Chin has an extensive wardrobe consisting mainly of Japanese, vintage and custom-made pieces. She prefers skirts and dresses to pants, and has only worn blue jeans twice, out of love for her boyfriend at the time who had purchased them for her. Looking back, she says, “Never again.”

Fantastic in plastic: Chin’s outfit for her final SBS bulletin was “groovy killer-diller”.
Fantastic in plastic: Chin’s outfit for her final SBS bulletin was “groovy killer-diller”.
Lee Lin Chin is the cover star for this Sunday’s Stellar.
Lee Lin Chin is the cover star for this Sunday’s Stellar.

Likewise, she’s never used a stylist and doesn’t follow fashion. “I just love to dress up,” she says. “I make trends; I don’t follow them.”

It’s the same with her interests. Aside from Shakespeare and The Beatles, she admires writer William Faulkner, and does an hour of yoga every day, although “I don’t consider it important”. She’d love to open a bar that serves beer but nothing else.

As for her private life, there’s currently no partner although she’d give up being single for actor Tom Hardy were he to show interest — “He has the most beautiful lips in the world.” As for a family, “I love children but never desired any of my own.” Besides, she’s a terrible sleeper.

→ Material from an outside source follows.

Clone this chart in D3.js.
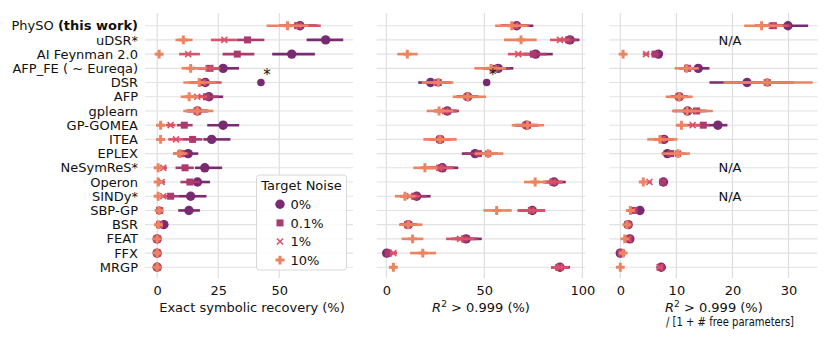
<!DOCTYPE html>
<html>
<head>
<meta charset="utf-8">
<script src="https://cdn.jsdelivr.net/npm/d3@7"></script>
<style>
  body { margin: 0; background: #fff; }
  text { font-family: "DejaVu Sans", sans-serif; fill: #111; }
</style>
</head>
<body>
<div id="chart"></div>
<script>
const methods = ['PhySO', 'uDSR*', 'AI Feynman 2.0', 'AFP_FE ( ~ Eureqa)', 'DSR', 'AFP', 'gplearn',
  'GP-GOMEA', 'ITEA', 'EPLEX', 'NeSymReS*', 'Operon', 'SINDy*', 'SBP-GP', 'BSR', 'FEAT', 'FFX', 'MRGP']
const noiseLevels = ['0%', '0.1%', '1%', '10%']
const noiseColors = ['#7a2a70', '#ab3a6e', '#dc5168', '#ec8361']

// [value, ci low, ci high] per method, one array per noise level
const recovery0 = [[58.5,52,65],[69,61.2,76.2],[55.1,47.1,64.6],[27,20.9,33.5],[19.7,15.5,24],[21.2,17.5,27],[16.5,12.5,20.5],
  [27,20.5,33.6],[22.3,18.9,30],[12.7,9,16.8],[19.5,15.5,26.6],[16.5,12,21.6],[13.7,8.6,20.2],[13,8.6,17.5],[2.7,1,4.5],[0,0,0],[0,0,0],[0,0,0]]
const recovery01 = [[57.5,50,66],[37,32.5,43.9],[32.8,26.8,39.8],[21.6,17,26],[19,14,24],[20.2,15.5,25],[16.4,12,21],
  [11.1,8,14.5],[14.5,10.5,18.5],[10,7,13],[11.4,7.5,15],[13.4,9.5,17.5],[5.5,3,8.5],[1,0,2],[1,0,2],[0,0,0],[0,0,0],[0,0,0]]
const recovery1 = [[58,50,67],[27.5,22,32.5],[12.7,9,17.5],[21,16.5,25.5],[18.5,13,26.4],[16.4,12.5,20.5],[16.4,12,21],
  [5.5,3.5,7.5],[7.7,4.5,10.7],[9.5,6.5,12.5],[2.5,1,4],[1.8,0.5,3.2],[2.5,1,4],[1,0,2],[0.8,0,1.8],[0,0,0],[0,0,0],[0,0,0]]
const recovery10 = [[53.4,44.8,62],[10.7,7.5,14.5],[0.8,-0.5,2.2],[13.7,10,20.2],[17.2,10.7,24],[13.1,9.6,17],[16.4,10.7,23],
  [1.4,0.4,3.2],[1.4,0.4,2.8],[9.3,6.6,12],[0.4,0,1],[0.4,0,1],[0.4,0,1],[0.8,0,1.6],[0.5,0,1.2],[0,0,0],[0,0,0],[0,0,0]]

const r2_0 = [[66.5,58,75],[93.7,89,98.5],[76.2,69.9,84.9],[57.1,51,64.8],[22.6,16.3,29],[41.5,36,47],[31.1,26,36],
  [71.6,66,77],[27.4,22,33],[45.3,38.5,52],[28.6,21.4,36.7],[85.6,81,91.5],[15.5,10,22.6],[74.5,68,80],[11.2,7.5,15],[40.7,35,48.7],[0.2,0,1],[88.6,84,93.7]]
const r2_01 = [[66,59,72],[93,88,97.5],[75,68,82],[56,50,63],[26.5,20,33],[41.5,36,47],[31,25,37],
  [72,66,78],[27.4,22,33],[47,40,54],[28,22,35],[85,80,90],[14.5,9,20.5],[74,67,81],[11,7,15],[40,33,47],[1,0,2.5],[88,84,93]]
const r2_1 = [[65.5,59,73],[88.6,83.5,93.5],[67.3,62,73],[55,49,61],[25.5,19,32],[41,35.5,46.5],[30,24,36],
  [71,65,77],[27.4,22,33],[52,47,57],[27,21,34],[85,80,90],[12,7,17],[74,67,81],[11,7,16],[37.6,30.5,45],[3.6,2,5.5],[88.5,84,93]]
const r2_10 = [[64,55.5,72],[68.7,60,76.7],[10.7,5.6,16],[53.4,44.9,61],[26.5,18,34.2],[41.5,33.9,50.9],[26.9,20.6,34],
  [72,64,80.5],[27.4,18.9,35.9],[52,45,59.7],[19.7,13.8,26],[75.9,70.2,81.8],[9.5,4.4,15],[56.3,49.5,64],[11.2,6.5,18.4],[13.4,7.8,18.9],[18.6,12.1,25.4],[3.6,2,5.2]]

// null = not available
const perParam0 = [[29.9,26.5,33.5],null,[6.8,6,7.6],[13.9,12,15.9],[22.6,15.9,30],[10.5,9,12],[12,9.5,14.5],
  [17.4,15.7,19.1],[7.8,6.3,9.5],[8.4,7.4,9.6],null,[7.7,7.2,8.2],null,[3.5,2.8,4.2],[1.4,1.1,1.7],[1.7,1.3,2.1],[0,0,0.1],[7.3,6.5,8.1]]
const perParam01 = [[27.3,24,30.5],null,[6.2,5.5,7],[12,10.5,13.5],[26.2,22,30.5],[10.5,9,12],[13.6,11.5,15.5],
  [14.8,13.5,16],[7.6,6,9],[9,8,10.2],null,[7.6,7,8.2],null,[2.5,2,3],[1.4,1.1,1.7],[1.6,1.2,2],[0.1,0,0.3],[7.2,6.5,8]]
const perParam1 = [[27,24,30],null,[4.6,4,5.2],[12,10.5,13.5],[26.2,21,31],[10.4,9,12],[13,11,15],
  [12.9,11.5,14.3],[7.4,6,9],[10.3,9,11.6],null,[5.2,4.8,5.6],null,[2.2,1.7,2.7],[1.3,1,1.6],[1.4,1,1.8],[0.3,0,0.6],[7,6.5,7.6]]
const perParam10 = [[25.2,22.1,29],null,[0.5,0.2,0.8],[11.8,9.7,14],[26.2,18.4,34.3],[10.5,8.1,12.9],[11.9,9.2,16.5],
  [10.9,9.9,12],[7.1,4.8,10.2],[10.3,7.4,12.4],null,[4.1,3.7,4.5],null,[1.8,1.5,2.2],[1.2,0.9,1.5],[0.8,0.4,1.2],[0.5,0.2,0.8],[0,-0.1,0.1]]

// DSR value as reported in its original paper (marked with *)
const dsrReported = [42.5, 51.2]

const width = 831, height = 346
const plotTop = 13, plotBottom = 278
const fontSize = 13

const svg = d3.select('#chart').append('svg')
  .attr('width', width).attr('height', height)
svg.append('rect').attr('width', width).attr('height', height).attr('fill', '#fff')

const y = d3.scalePoint().domain(methods).range([25.7, 267.3])

const panels = [
  {series: [recovery0, recovery01, recovery1, recovery10], domain: [-5, 80.2], range: [145, 353], ticks: [0, 25, 50], extra: dsrReported[0]},
  {series: [r2_0, r2_01, r2_1, r2_10], domain: [-4.9, 101.5], range: [376.7, 585.3], ticks: [0, 50, 100], extra: dsrReported[1]},
  {series: [perParam0, perParam01, perParam1, perParam10], domain: [-1.96, 35.2], range: [609.3, 817.7], ticks: [0, 10, 20, 30]}
]

function drawMarker(g, level, color) {
  if (level === 0) {
    g.append('circle').attr('r', 4.7).attr('fill', color)
  } else if (level === 1) {
    g.append('rect').attr('x', -3.5).attr('y', -3.5).attr('width', 7).attr('height', 7).attr('fill', color)
  } else if (level === 2) {
    g.append('path').attr('d', 'M-3,-3L3,3M-3,3L3,-3')
      .attr('stroke', color).attr('stroke-width', 1.6).attr('fill', 'none')
  } else {
    g.append('path').attr('d', d3.symbol().type(d3.symbolCross).size(44)()).attr('fill', color)
  }
}

panels.forEach((p, pi) => {
  const x = d3.scaleLinear().domain(p.domain).range(p.range)
  const g = svg.append('g')

  // grid
  g.selectAll('.vgrid').data(p.ticks).enter().append('line')
    .attr('x1', d => x(d)).attr('x2', d => x(d))
    .attr('y1', plotTop).attr('y2', plotBottom)
    .attr('stroke', '#dcdcdc').attr('stroke-width', 1.1)
  g.selectAll('.hgrid').data(methods).enter().append('line')
    .attr('x1', p.range[0]).attr('x2', p.range[1])
    .attr('y1', d => y(d)).attr('y2', d => y(d))
    .attr('stroke', '#e2e2e2').attr('stroke-width', 1.1)

  // x axis tick labels
  const axis = g.append('g').attr('transform', `translate(0,${plotBottom})`)
    .call(d3.axisBottom(x).tickValues(p.ticks).tickSize(0).tickPadding(8))
  axis.select('.domain').remove()
  axis.selectAll('text').attr('font-size', fontSize).attr('font-family', '"DejaVu Sans", sans-serif').attr('fill', '#111')

  // error bars and points, one noise level after another
  p.series.forEach((vals, li) => {
    const color = noiseColors[li]
    const rows = vals.map((v, i) => ({m: methods[i], v})).filter(d => d.v)
    g.selectAll(null).data(rows).enter().append('line')
      .attr('x1', d => x(d.v[1])).attr('x2', d => x(d.v[2]))
      .attr('y1', d => y(d.m)).attr('y2', d => y(d.m))
      .attr('stroke', color).attr('stroke-width', 2.6)
    g.selectAll(null).data(rows).enter().append('g')
      .attr('transform', d => `translate(${x(d.v[0])},${y(d.m)})`)
      .each(function() { drawMarker(d3.select(this), li, color) })
  })

  if (p.extra != null) {
    g.append('circle').attr('cx', x(p.extra)).attr('cy', y('DSR')).attr('r', 3.8).attr('fill', noiseColors[0])
    g.append('text').attr('x', x(p.extra) + 6).attr('y', y('DSR') - 3)
      .attr('text-anchor', 'middle').attr('font-size', 15).text('*')
  }
})

// N/A markers in third panel
svg.selectAll('.na').data(['uDSR*', 'NeSymReS*', 'SINDy*']).enter().append('text')
  .attr('x', 730).attr('y', d => y(d) + 4.6)
  .attr('text-anchor', 'middle').attr('font-size', fontSize).text('N/A')

// method labels
const labels = svg.selectAll('.lab').data(methods).enter().append('text')
  .attr('x', 138).attr('y', d => y(d) + 4.6)
  .attr('text-anchor', 'end').attr('font-size', fontSize)
labels.each(function(d) {
  const t = d3.select(this)
  if (d === 'PhySO') {
    t.append('tspan').text('PhySO ')
    t.append('tspan').attr('font-weight', 'bold').text('(this work)')
  } else {
    t.text(d)
  }
})

// axis titles
svg.append('text').attr('x', 252).attr('y', 311.5).attr('text-anchor', 'middle')
  .attr('font-size', fontSize).text('Exact symbolic recovery (%)')

function r2Label(t) {
  t.append('tspan').attr('font-style', 'italic').text('R')
  t.append('tspan').attr('font-size', 9).attr('dy', -5).text('2')
  t.append('tspan').attr('dy', 5).text(' > 0.999 (%)')
}
r2Label(svg.append('text').attr('x', 481).attr('y', 311.5).attr('text-anchor', 'middle').attr('font-size', fontSize))
r2Label(svg.append('text').attr('x', 665).attr('y', 311.5).attr('font-size', fontSize))
svg.append('text').attr('x', 666).attr('y', 326).attr('font-size', fontSize)
  .attr('textLength', 128).attr('lengthAdjust', 'spacingAndGlyphs')
  .text('/ [1 + # free parameters]')

// legend
const leg = svg.append('g')
leg.append('rect').attr('x', 256.5).attr('y', 175).attr('width', 90).attr('height', 95).attr('rx', 3)
  .attr('fill', '#fff').attr('fill-opacity', 0.85).attr('stroke', '#d8d8d8')
leg.append('text').attr('x', 301.5).attr('y', 189.5).attr('text-anchor', 'middle')
  .attr('font-size', fontSize).text('Target Noise')
noiseLevels.forEach((lvl, i) => {
  const ly = 204.3 + i * 18.6
  drawMarker(leg.append('g').attr('transform', `translate(280,${ly})`), i, noiseColors[i])
  leg.append('text').attr('x', 290.5).attr('y', ly + 4.6).attr('font-size', fontSize).text(lvl)
})
</script>
</body>
</html>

Which nicely brings us around to sheets and her relationship with Sheridan — whose Tonight Makes Tomorrow campaign featuring Chin launches this week — and how their association fits in with her brand. Or maybe not.

“I am not a brand; I’m a person,” responds Chin with a crossness detectable even via email. “I get free sheets with a very high thread count. It’s as simple as that. If I want to work with a brand, I will; if I don’t, I won’t. I don’t overthink things.”